Quand je suis arrivé, il n’y avait qu’Uber ou la Grande Remise, enfin VTC. En VTC, ils ne prenaient pas les BM, donc j’ai essayé chez Uber. Effectivement, j’ai bien travaillé, ça m’a ramené un peu d’argent. Après, j’ai reçu le premier texto d’Uber disant qu’il allait falloir changer mon véhicule deux mois après, parce qu’il allait avoir quatre ans. […] C’est là que ça a commencé à être n’importe quoi pour moi.

16Marc décline l’ensemble des dépenses liées à l’activité, évoque le chiffre d’affaires qui baisse, raconte son retard dans le paiement des loyers et du crédit, et finit par avouer qu’il est retourné vivre chez sa mère pour éviter le surendettement. La déception est à la hauteur de l’investissement matériel et symbolique lié à un changement d’activité, qui l’a conduit à quitter un emploi salarié et emprunter 27 000 € pour acheter un premier puis un second véhicule. À l’image de Marc, cette désillusion est liée aux trajectoires des chauffeurs, qui projetaient dans le métier de VTC les espoirs d’une ascension sociale. Ce sont donc, à l’instar d’autres mouvements [9], des chauffeurs investis dans le métier – financièrement et symboliquement – qui se retrouvent à participer aux manifestations. Les initiateurs du mouvement ont aussi une ancienneté suffisante pour avoir connu un « avant » plus favorable, conçu comme point de référence normatif, permettant la formulation d’un sentiment d’injustice qui devient le fondement d’une action collective (Benquet, 2010). Ces désillusions les amènent « à se reconnaître suffisamment de propriétés communes avec leurs collègues pour rapprocher leur situation et commencer à construire une identité collective » (Collovald et Mathieu, 2009 : 129). Cependant, l’intensité de ces griefs ne préjuge pas du fait qu’elle débouche sur une contestation collective. Cela suppose l’existence de relais pour transformer ces déceptions en une forme collective contestataire.

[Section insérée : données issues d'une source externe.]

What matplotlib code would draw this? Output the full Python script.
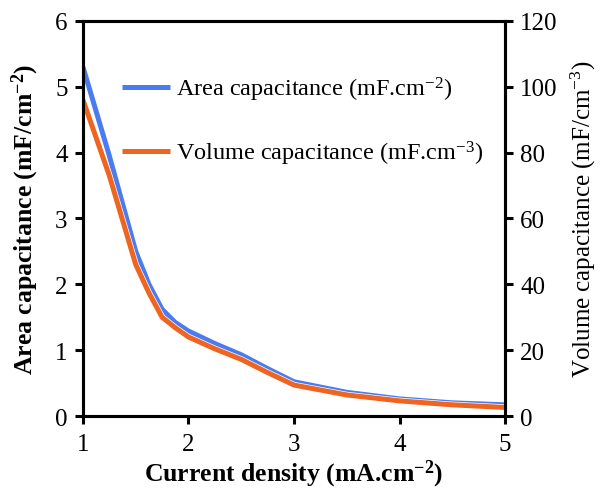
import matplotlib
matplotlib.use('Agg')
import matplotlib.pyplot as plt
import matplotlib.patheffects as pe

plt.rcParams['font.family'] = ['Liberation Serif', 'DejaVu Serif']
plt.rcParams['mathtext.fontset'] = 'custom'
plt.rcParams['mathtext.rm'] = 'Liberation Serif'
plt.rcParams['mathtext.it'] = 'Liberation Serif:italic'
plt.rcParams['mathtext.bf'] = 'Liberation Serif:bold'

current_density = [1, 1.25, 1.5, 1.625, 1.75, 1.875, 2, 2.25, 2.5, 2.75,
                   3, 3.5, 4, 4.5, 5]
area_cap = [5.3, 3.95, 2.5, 2.0, 1.62, 1.42, 1.29, 1.1, 0.93, 0.72,
            0.52, 0.36, 0.26, 0.2, 0.17]
volume_cap = [96, 73, 46, 37.4, 30, 26.8, 24, 20.4, 17.2, 13.2,
              9.4, 6.4, 4.6, 3.4, 2.6]

BLUE = '#4a7cf0'
ORANGE = '#ee6420'

fig = plt.figure(figsize=(6.03, 4.89), dpi=100)
ax = fig.add_axes([0.1376, 0.1472, 0.70, 0.808])
ax2 = ax.twinx()

l1, = ax.plot(current_density, area_cap, color=BLUE, lw=3.6,
              solid_capstyle='butt', solid_joinstyle='round',
              label=r'Area capacitance (mF.cm$^{-2}$)')
l2, = ax2.plot(current_density, volume_cap, color=ORANGE, lw=3.6,
               solid_capstyle='butt', solid_joinstyle='round',
               path_effects=[pe.Stroke(linewidth=4.6, foreground='white'),
                             pe.Normal()],
               label=r'Volume capacitance (mF.cm$^{-3}$)')

ax.set_xlim(1, 5)
ax.set_ylim(0, 6)
ax2.set_ylim(0, 120)
ax.set_xticks([1, 2, 3, 4, 5])
ax.set_yticks(range(0, 7))
ax2.set_yticks(range(0, 121, 20))

for a in (ax, ax2):
    for s in a.spines.values():
        s.set_linewidth(2.2)
    a.tick_params(direction='out', length=6, width=2.2, labelsize=18,
                  pad=5)
ax.tick_params(axis='x', pad=6)

ax.set_xlabel(r'Current density (mA.cm$^{\mathbf{-2}}$)', fontsize=18.5,
              fontweight='bold', va='center')
ax.xaxis.set_label_coords(0.5, -0.145)
ax.set_ylabel(r'Area capacitance (mF/cm$^{\mathbf{-2}}$)', fontsize=18.5,
              fontweight='bold', labelpad=10)
ax2.set_ylabel(r'Volume capacitance (mF/cm$^{-3}$)', fontsize=18,
               rotation=90, labelpad=8)

leg = ax2.legend([l1, l2], [l1.get_label(), l2.get_label()],
                 loc='upper left', bbox_to_anchor=(0.04, 0.92),
                 frameon=False, fontsize=17.5, handlelength=2.0,
                 handletextpad=0.25, labelspacing=1.5)
for h in leg.legend_handles:
    h.set_path_effects([])

fig.savefig('out.png', dpi=100)
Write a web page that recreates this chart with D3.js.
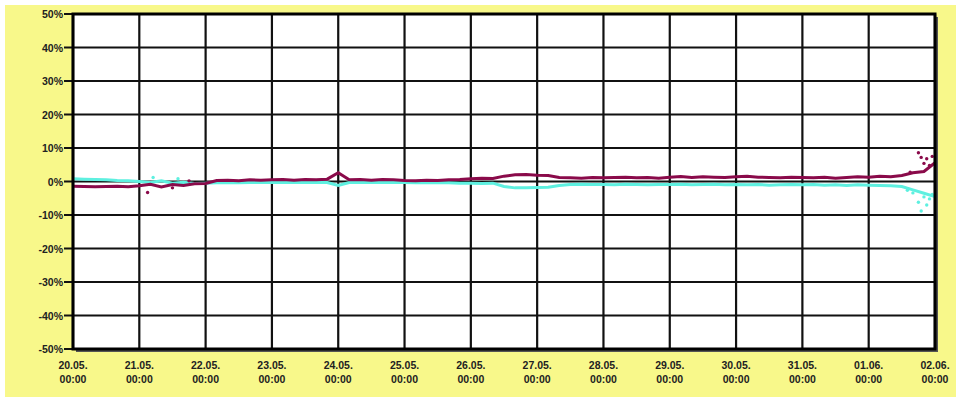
<!DOCTYPE html>
<html><head><meta charset="utf-8">
<script src="https://cdn.jsdelivr.net/npm/d3@7"></script>
<style>html,body{margin:0;padding:0;background:#fff;}svg{display:block;}</style>
</head><body>
<svg id="c" width="956" height="403"></svg>
<script>
// ---- data ----
const startDate = "2006-05-20T00:00";
const endDate = "2006-06-02T00:00";
const stepHours = 4;
const yTicks = [50, 40, 30, 20, 10, 0, -10, -20, -30, -40, -50];
const xTickDates = ["2006-05-20","2006-05-21","2006-05-22","2006-05-23","2006-05-24","2006-05-25","2006-05-26","2006-05-27","2006-05-28","2006-05-29","2006-05-30","2006-05-31","2006-06-01","2006-06-02"];
const xTickLabels = ["20.05.","21.05.","22.05.","23.05.","24.05.","25.05.","26.05.","27.05.","28.05.","29.05.","30.05.","31.05.","01.06.","02.06."];
// magenta series, every 4 hours from 20.05. 00:00
const seriesA = [
  -1.4,-1.5,-1.6,-1.5,-1.4,-1.6,
  -1.3,-0.8,-1.6,-0.9,-1.2,-0.7,
  -0.6,0.3,0.4,0.2,0.5,0.4,
  0.5,0.6,0.4,0.6,0.5,0.7,
  2.6,0.5,0.6,0.4,0.6,0.5,
  0.3,0.2,0.4,0.3,0.5,0.6,
  0.8,1.0,0.9,1.6,2.0,2.1,
  1.9,1.8,1.2,1.1,1.0,1.2,
  1.1,1.2,1.3,1.1,1.2,1.0,
  1.3,1.5,1.2,1.4,1.3,1.2,
  1.4,1.6,1.3,1.2,1.1,1.3,
  1.2,1.1,1.3,1.0,1.2,1.4,
  1.3,1.6,1.4,1.8,2.6,3.0,
  5.6
];
// cyan series, every 4 hours from 20.05. 00:00
const seriesB = [
  0.8,0.7,0.6,0.5,0.3,0.2,
  0.0,-0.3,0.2,-0.5,-0.2,-0.6,
  -0.5,-0.4,-0.3,-0.4,-0.3,-0.3,
  -0.3,-0.2,-0.3,-0.3,-0.2,-0.3,
  -1.2,-0.3,-0.2,-0.3,-0.3,-0.2,
  -0.3,-0.4,-0.3,-0.4,-0.4,-0.5,
  -0.5,-0.6,-0.5,-1.5,-1.9,-1.9,
  -1.8,-1.7,-1.2,-0.9,-0.8,-0.9,
  -0.9,-1.0,-0.8,-0.9,-1.0,-0.9,
  -0.9,-0.8,-1.0,-0.9,-0.8,-1.0,
  -0.9,-1.0,-0.9,-1.1,-1.0,-0.9,
  -1.0,-0.9,-1.1,-1.0,-1.2,-1.0,
  -1.1,-1.2,-1.3,-1.5,-2.5,-3.5,
  -4.5
];
const scatterATimes = ["2006-05-21T03:00","2006-05-21T12:00","2006-05-21T18:00","2006-06-01T15:00","2006-06-01T18:00","2006-06-01T19:00","2006-06-01T20:00","2006-06-01T21:00","2006-06-01T22:00","2006-06-01T23:00"];
const scatterAValues = [-3.3,-1.9,0.2,2.8,8.6,7.2,5.4,6.8,4.8,7.5];
const scatterBTimes = ["2006-05-21T05:00","2006-05-21T14:00","2006-06-01T14:00","2006-06-01T16:00","2006-06-01T18:00","2006-06-01T19:00","2006-06-01T20:00","2006-06-01T21:00","2006-06-01T22:00","2006-06-01T23:00"];
const scatterBValues = [1.2,0.8,-2.6,-3.4,-6.2,-8.8,-4.6,-7.0,-5.2,-3.9];

// ---- chart ----
const svg = d3.select("#c");
const W = 956, H = 403;
const M = {left: 73, right: 21, top: 14, bottom: 54};
const x = d3.scaleTime().domain([new Date(startDate), new Date(endDate)]).range([M.left, W - M.right]);
const y = d3.scaleLinear().domain([-50, 50]).range([H - M.bottom, M.top]);

svg.append("rect").attr("x", 5).attr("y", 5).attr("width", W - 5).attr("height", 392).attr("fill", "#f8f88a");
// plot area shadow
svg.append("rect").attr("x", M.left + 3).attr("y", M.top + 3)
  .attr("width", x.range()[1] - M.left).attr("height", y(-50) - y(50)).attr("fill", "#555");
svg.append("rect").attr("x", M.left).attr("y", M.top)
  .attr("width", x.range()[1] - M.left).attr("height", y(-50) - y(50)).attr("fill", "#fff");

const t0 = new Date(startDate).getTime();
const toPts = arr => arr.map((v, i) => ({t: new Date(t0 + i * stepHours * 3600e3), v}));

const font = "'Liberation Sans', Arial, sans-serif";

// grid
const g = svg.append("g");
g.selectAll("line.h").data(yTicks).join("line")
  .attr("x1", M.left - 9).attr("x2", x.range()[1])
  .attr("y1", d => y(d)).attr("y2", d => y(d))
  .attr("stroke", "#111").attr("stroke-width", 2.2);
g.selectAll("line.v").data(xTickDates).join("line")
  .attr("x1", d => x(new Date(d + "T00:00"))).attr("x2", d => x(new Date(d + "T00:00")))
  .attr("y1", M.top).attr("y2", y(-50))
  .attr("stroke", "#111").attr("stroke-width", 2.2);

// data lines
const line = d3.line().x(d => x(d.t)).y(d => y(d.v));
svg.append("path").datum(toPts(seriesB)).attr("d", line)
  .attr("fill", "none").attr("stroke", "#5ef0e0").attr("stroke-width", 3);
svg.append("path").datum(toPts(seriesA)).attr("d", line)
  .attr("fill", "none").attr("stroke", "#8a0a4a").attr("stroke-width", 3);

svg.selectAll("circle.a").data(scatterATimes.map((t, i) => ({t: new Date(t), v: scatterAValues[i]}))).join("circle")
  .attr("cx", d => x(d.t)).attr("cy", d => y(d.v)).attr("r", 1.7).attr("fill", "#8a0a4a");
svg.selectAll("circle.b").data(scatterBTimes.map((t, i) => ({t: new Date(t), v: scatterBValues[i]}))).join("circle")
  .attr("cx", d => x(d.t)).attr("cy", d => y(d.v)).attr("r", 1.7).attr("fill", "#5ef0e0");

// border
svg.append("rect").attr("x", M.left).attr("y", M.top)
  .attr("width", x.range()[1] - M.left).attr("height", y(-50) - y(50))
  .attr("fill", "none").attr("stroke", "#000").attr("stroke-width", 3);

// y labels
svg.selectAll("text.y").data(yTicks).join("text")
  .attr("x", M.left - 10).attr("y", d => y(d) + 4)
  .attr("text-anchor", "end").attr("font-family", font).attr("font-weight", "bold")
  .attr("font-size", 10.5).attr("fill", "#222").text(d => d + "%");

// x labels
const xl = svg.selectAll("g.xl").data(xTickDates).join("g")
  .attr("transform", d => `translate(${x(new Date(d + "T00:00"))},0)`);
xl.append("text").attr("y", 369).attr("text-anchor", "middle").attr("font-family", font)
  .attr("font-weight", "bold").attr("font-size", 10.5).attr("fill", "#222").text((d, i) => xTickLabels[i]);
xl.append("text").attr("y", 383).attr("text-anchor", "middle").attr("font-family", font)
  .attr("font-weight", "bold").attr("font-size", 10.5).attr("fill", "#222").text("00:00");
</script>
</body></html>
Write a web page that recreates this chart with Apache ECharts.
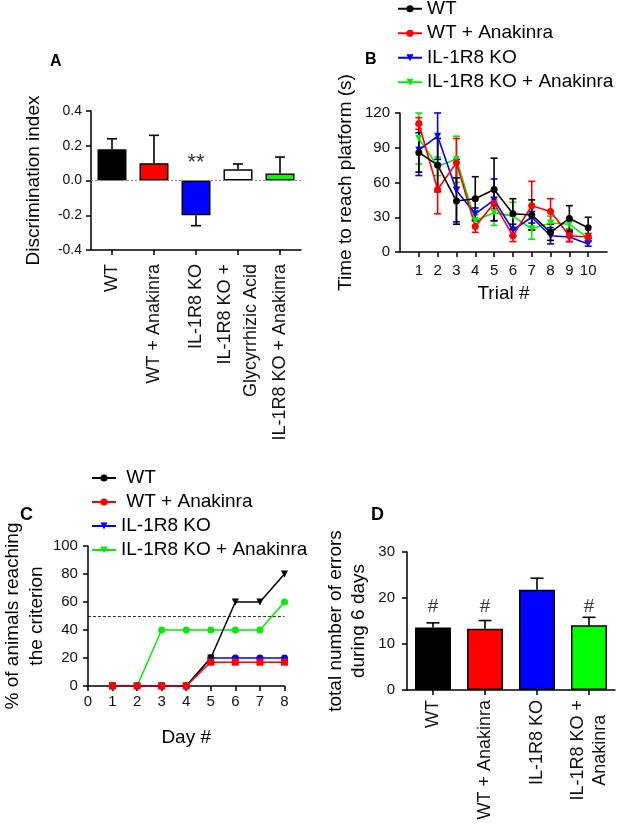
<!DOCTYPE html>
<html>
<head>
<meta charset="utf-8">
<script src="https://cdn.jsdelivr.net/npm/echarts@6/dist/echarts.min.js"></script>
<style>
  html, body { margin: 0; padding: 0; background: #fff; }
  #main { width: 617px; height: 837px; }
</style>
</head>
<body>
<div id="main"></div>
<script>
// panel A - discrimination index
const groupsA = ['WT', 'WT + Anakinra', 'IL-1R8 KO', 'IL-1R8 KO +\nGlycyrrhizic Acid', 'IL-1R8 KO + Anakinra'];
const meanA = [0.18, 0.10, -0.20, 0.065, 0.04];
const errEndA = [0.24, 0.26, -0.26, 0.095, 0.135];
const colorA = ['#000000', '#ff0000', '#0000ff', '#ffffff', '#00ff00'];
const starsA = [[2, 0.1]];

// panel B - time to reach platform
const trials = [1, 2, 3, 4, 5, 6, 7, 8, 9, 10];
const wtB = [86, 75, 44, 46, 54, 33, 32, 17, 29, 21];
const wtSemB = [17, 23, 20, 19, 27, 13, 13, 7, 11, 9];
const wtAnaB = [111, 54, 77, 22, 42, 14, 40, 35, 14, 13];
const wtAnaSemB = [5, 21, 21, 5, 5, 5, 21, 11, 5, 3];
const koB = [88, 100, 53, 33, 45, 19, 30, 14, 13, 7];
const koSemB = [22, 20, 27, 5, 18, 5, 5, 7, 4, 2];
const koAnaB = [98, 74, 80, 27, 34, 31, 20, 25, 24, 12];
const koAnaSemB = [22, 8, 20, 5, 11, 12, 9, 6, 4, 2];

// panel C - % of animals reaching criterion
const days = [1, 2, 3, 4, 5, 6, 7, 8];
const wtC = [0, 0, 0, 0, 20, 60, 60, 80];
const wtAnaC = [0, 0, 0, 0, 17, 17, 17, 17];
const koC = [0, 0, 0, 0, 20, 20, 20, 20];
const koAnaC = [0, 0, 40, 40, 40, 40, 40, 60];
const criterionC = 50;

// panel D - total errors
const groupsD = ['WT', 'WT + Anakinra', 'IL-1R8 KO', 'IL-1R8 KO +\nAnakinra'];
const meanD = [13.6, 13.3, 21.8, 14.1];
const errEndD = [14.6, 15.1, 24.3, 15.8];
const colorD = ['#000000', '#ff0000', '#0000ff', '#00ff00'];
const hashD = [[0, 18], [1, 18], [3, 18]];

const names = ['WT', 'WT + Anakinra', 'IL-1R8 KO', 'IL-1R8 KO + Anakinra'];
const FONT = 'Liberation Sans, Arial, sans-serif';

function errBar(color, capW, both) {
  return function (params, api) {
    const x = api.value(0);
    const p0 = api.coord([x, api.value(1)]);
    const p1 = api.coord([x, api.value(2)]);
    const st = { stroke: color, lineWidth: 1.6 };
    const kids = [
      { type: 'line', shape: { x1: p0[0], y1: p0[1], x2: p1[0], y2: p1[1] }, style: st },
      { type: 'line', shape: { x1: p1[0] - capW / 2, y1: p1[1], x2: p1[0] + capW / 2, y2: p1[1] }, style: st }
    ];
    if (both) {
      kids.push({ type: 'line', shape: { x1: p0[0] - capW / 2, y1: p0[1], x2: p0[0] + capW / 2, y2: p0[1] }, style: st });
    }
    return { type: 'group', children: kids };
  };
}

function axisLine() {
  return { show: true, onZero: false, lineStyle: { color: '#000', width: 1.5 } };
}
function tick() {
  return { show: true, length: 5, lineStyle: { color: '#000', width: 1.5 } };
}
function label(size, margin) {
  return { color: '#111', fontSize: size, fontFamily: FONT, margin: margin };
}
const titleStyle = { color: '#000', fontSize: 19, fontFamily: FONT };

const chart = echarts.init(document.getElementById('main'));

const bSets = [
  { name: 'IL-1R8 KO + Anakinra', m: koAnaB, s: koAnaSemB, color: '#00ee00', symbol: 'triangle', rot: 180 },
  { name: 'IL-1R8 KO', m: koB, s: koSemB, color: '#0000ff', symbol: 'triangle', rot: 180 },
  { name: 'WT + Anakinra', m: wtAnaB, s: wtAnaSemB, color: '#ff0000', symbol: 'circle', rot: 0 },
  { name: 'WT', m: wtB, s: wtSemB, color: '#000000', symbol: 'circle', rot: 0 }
];

const series = [];

// A
series.push({
  type: 'bar', xAxisIndex: 0, yAxisIndex: 0, barWidth: 29,
  data: meanA.map((v, i) => ({ value: v, itemStyle: { color: colorA[i] } })),
  itemStyle: { borderColor: '#000', borderWidth: 1.5 },
  markLine: {
    silent: true, symbol: 'none', label: { show: false },
    lineStyle: { color: '#888', type: [2, 2], width: 1 },
    data: [{ yAxis: 0 }]
  }
});
series.push({
  type: 'custom', xAxisIndex: 0, yAxisIndex: 0, name: 'errA',
  renderItem: errBar('#000', 10, false),
  encode: { x: 0, y: [1, 2] },
  data: meanA.map((v, i) => [i, v, errEndA[i]])
});
series.push({
  type: 'scatter', xAxisIndex: 0, yAxisIndex: 0, symbolSize: 1,
  itemStyle: { color: 'rgba(0,0,0,0)' },
  label: { show: true, position: 'inside', formatter: '**', fontSize: 22, fontFamily: FONT, color: '#000' },
  data: starsA
});

// B - error bars under the lines
bSets.forEach(s => {
  series.push({
    type: 'custom', xAxisIndex: 1, yAxisIndex: 1, name: s.name + ' err',
    renderItem: errBar(s.color, 7, true),
    encode: { x: 0, y: [1, 2] },
    data: trials.map((t, i) => [t, s.m[i] - s.s[i], s.m[i] + s.s[i]])
  });
});
bSets.forEach(s => {
  series.push({
    type: 'line', xAxisIndex: 1, yAxisIndex: 1, name: s.name,
    symbol: s.symbol, symbolRotate: s.rot, symbolSize: 7,
    itemStyle: { color: s.color }, lineStyle: { color: s.color, width: 1.6 },
    data: trials.map((t, i) => [t, s.m[i]])
  });
});

// C
const cSets = [
  { name: 'IL-1R8 KO + Anakinra', d: koAnaC, color: '#00ee00', symbol: 'circle', rot: 0 },
  { name: 'IL-1R8 KO', d: koC, color: '#0000ff', symbol: 'circle', rot: 0 },
  { name: 'WT', d: wtC, color: '#000000', symbol: 'triangle', rot: 180 },
  { name: 'WT + Anakinra', d: wtAnaC, color: '#ff0000', symbol: 'rect', rot: 0 }
];
cSets.forEach((s, k) => {
  series.push({
    type: 'line', xAxisIndex: 2, yAxisIndex: 2, name: s.name,
    symbol: s.symbol, symbolRotate: s.rot, symbolSize: 7,
    itemStyle: { color: s.color }, lineStyle: { color: s.color, width: 1.5 },
    data: days.map((d, i) => [d, s.d[i]]),
    markLine: k === 0 ? {
      silent: true, symbol: 'none', label: { show: false },
      lineStyle: { color: '#000', type: [3, 2], width: 0.8 },
      data: [{ yAxis: criterionC }]
    } : undefined
  });
});

// D
series.push({
  type: 'bar', xAxisIndex: 3, yAxisIndex: 3, barWidth: 36,
  data: meanD.map((v, i) => ({ value: v, itemStyle: { color: colorD[i] } })),
  itemStyle: { borderColor: '#000', borderWidth: 1.5 }
});
series.push({
  type: 'custom', xAxisIndex: 3, yAxisIndex: 3, name: 'errD',
  renderItem: errBar('#000', 13, false),
  encode: { x: 0, y: [1, 2] },
  data: meanD.map((v, i) => [i, v, errEndD[i]])
});
series.push({
  type: 'scatter', xAxisIndex: 3, yAxisIndex: 3, symbolSize: 1,
  itemStyle: { color: 'rgba(0,0,0,0)' },
  label: { show: true, position: 'inside', formatter: '#', fontSize: 19, fontFamily: FONT, color: '#000' },
  data: hashD
});

const legendBase = {
  orient: 'vertical', selectedMode: false, data: names,
  itemWidth: 24, itemHeight: 9, itemGap: 0,
  textStyle: { fontSize: 19, fontFamily: FONT, color: '#000', lineHeight: 24.5 }
};

chart.setOption({
  animation: false,
  backgroundColor: '#fff',
  legend: [
    Object.assign({}, legendBase, { left: 392, top: -8.5 }),
    Object.assign({}, legendBase, {
      left: 86, top: 461,
      textStyle: Object.assign({}, legendBase.textStyle, { lineHeight: 24 }),
      formatter: n => (n.indexOf('WT') === 0 ? ' ' : '') + n
    })
  ],
  graphic: [
    { type: 'text', left: 50, top: 54, style: { text: 'A', font: 'bold 16px ' + FONT, fill: '#000' } },
    { type: 'text', left: 365, top: 52, style: { text: 'B', font: 'bold 16px ' + FONT, fill: '#000' } },
    { type: 'text', left: 20, top: 506, style: { text: 'C', font: 'bold 18px ' + FONT, fill: '#000' } },
    { type: 'text', left: 371, top: 506, style: { text: 'D', font: 'bold 18px ' + FONT, fill: '#000' } }
  ],
  grid: [
    { left: 91, top: 111, width: 210, height: 139 },
    { left: 400, top: 113, width: 207, height: 139 },
    { left: 76, top: 546, width: 208.5, height: 140 },
    { left: 407, top: 552, width: 208, height: 138 }
  ],
  xAxis: [
    {
      gridIndex: 0, type: 'category', data: groupsA,
      axisLine: axisLine(), axisTick: Object.assign(tick(), { alignWithLabel: true }),
      axisLabel: Object.assign(label(18, 14), { rotate: 90, interval: 0, lineHeight: 26 })
    },
    {
      gridIndex: 1, type: 'value', min: 0, max: 11, interval: 1,
      axisLine: axisLine(),
      axisTick: Object.assign(tick(), { customValues: trials }),
      axisLabel: Object.assign(label(15, 11), {
        customValues: trials,
        formatter: v => (v >= 1 && v <= 10 ? String(v) : '')
      }),
      splitLine: { show: false },
      name: 'Trial #', nameLocation: 'middle', nameGap: 32, nameTextStyle: titleStyle
    },
    {
      gridIndex: 2, type: 'value', min: 0, max: 8, interval: 1,
      axisLine: axisLine(), axisTick: tick(),
      axisLabel: label(15, 8),
      splitLine: { show: false },
      name: 'Day #', nameLocation: 'middle', nameGap: 42, nameTextStyle: titleStyle
    },
    {
      gridIndex: 3, type: 'category', data: groupsD,
      axisLine: axisLine(), axisTick: Object.assign(tick(), { alignWithLabel: true }),
      axisLabel: Object.assign(label(18, 10), {
        rotate: 90, interval: 0,
        formatter: v => v.indexOf('\n') >= 0 ? v.split('\n').map(s => '{c|' + s + '}').join('\n') : v,
        rich: { c: { align: 'center', fontSize: 18, fontFamily: FONT, color: '#111', lineHeight: 22 } }
      })
    }
  ],
  yAxis: [
    {
      gridIndex: 0, type: 'value', min: -0.4, max: 0.4, interval: 0.2,
      axisLine: axisLine(), axisTick: tick(),
      axisLabel: Object.assign(label(14, 9), { formatter: v => v.toFixed(1) }),
      splitLine: { show: false },
      name: 'Discrimination index', nameLocation: 'middle', nameGap: 48, nameTextStyle: titleStyle
    },
    {
      gridIndex: 1, type: 'value', min: 0, max: 120, interval: 30,
      axisLine: axisLine(), axisTick: tick(),
      axisLabel: label(15, 10),
      splitLine: { show: false },
      name: 'Time to reach platform (s)', nameLocation: 'middle', nameGap: 45, nameTextStyle: titleStyle
    },
    {
      gridIndex: 2, type: 'value', min: 0, max: 100, interval: 20,
      axisLine: axisLine(), axisTick: tick(),
      axisLabel: label(15, 10),
      splitLine: { show: false },
      name: '% of animals reaching\nthe criterion', nameLocation: 'middle', nameGap: 30,
      nameTextStyle: Object.assign({}, titleStyle, { lineHeight: 24 })
    },
    {
      gridIndex: 3, type: 'value', min: 0, max: 30, interval: 10,
      axisLine: axisLine(), axisTick: tick(),
      axisLabel: label(15, 12),
      splitLine: { show: false },
      name: 'total number of errors\nduring 6 days', nameLocation: 'middle', nameGap: 37,
      nameTextStyle: Object.assign({}, titleStyle, { lineHeight: 23 })
    }
  ],
  series: series
});
</script>
</body>
</html>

Une socialisation par le haut et une socialisation par le bas ?

17Si de premières mobilisations spontanées ont émergé rapidement en 2015, leur apparition semble pour partie liée à l’existence très précoce d’associations professionnelles à résonnance syndicale, et disposant d’une légitimité auprès des chauffeurs. Un segment des chauffeurs mobilisés partageait ainsi, depuis quelques années parfois, une identité professionnelle « haut-de-gamme ». D’autres chauffeurs ont rejoint le mouvement plus tard, partageant une solidarité davantage liée à de fortes proximités sociales. 

La construction d’une communauté professionnelle « haut-de-gamme »

18L’émergence des premières actions collectives tient en partie à l’implantation précoce d’organisations professionnelles. Ces dernières ont participé à la construction de revendications communes, qui correspondent à une identité professionnelle spécifique, tournée vers le haut de la hiérarchie des chauffeurs. Au moment de la première mobilisation d’octobre 2015, des organisations à caractère syndical ont déjà vu le jour. C’est le cas de la section Unsa VTC, enregistrée officiellement en octobre 2015 après quelques mois d’existence pratique, devenue en mai 2017 un syndicat autonome : le Syndicat des Chauffeurs Privés (SCP VTC). L’association Capa-VTC est, quant à elle, créée à l’été 2015, transformée en FO-Capa VTC en avril 2017.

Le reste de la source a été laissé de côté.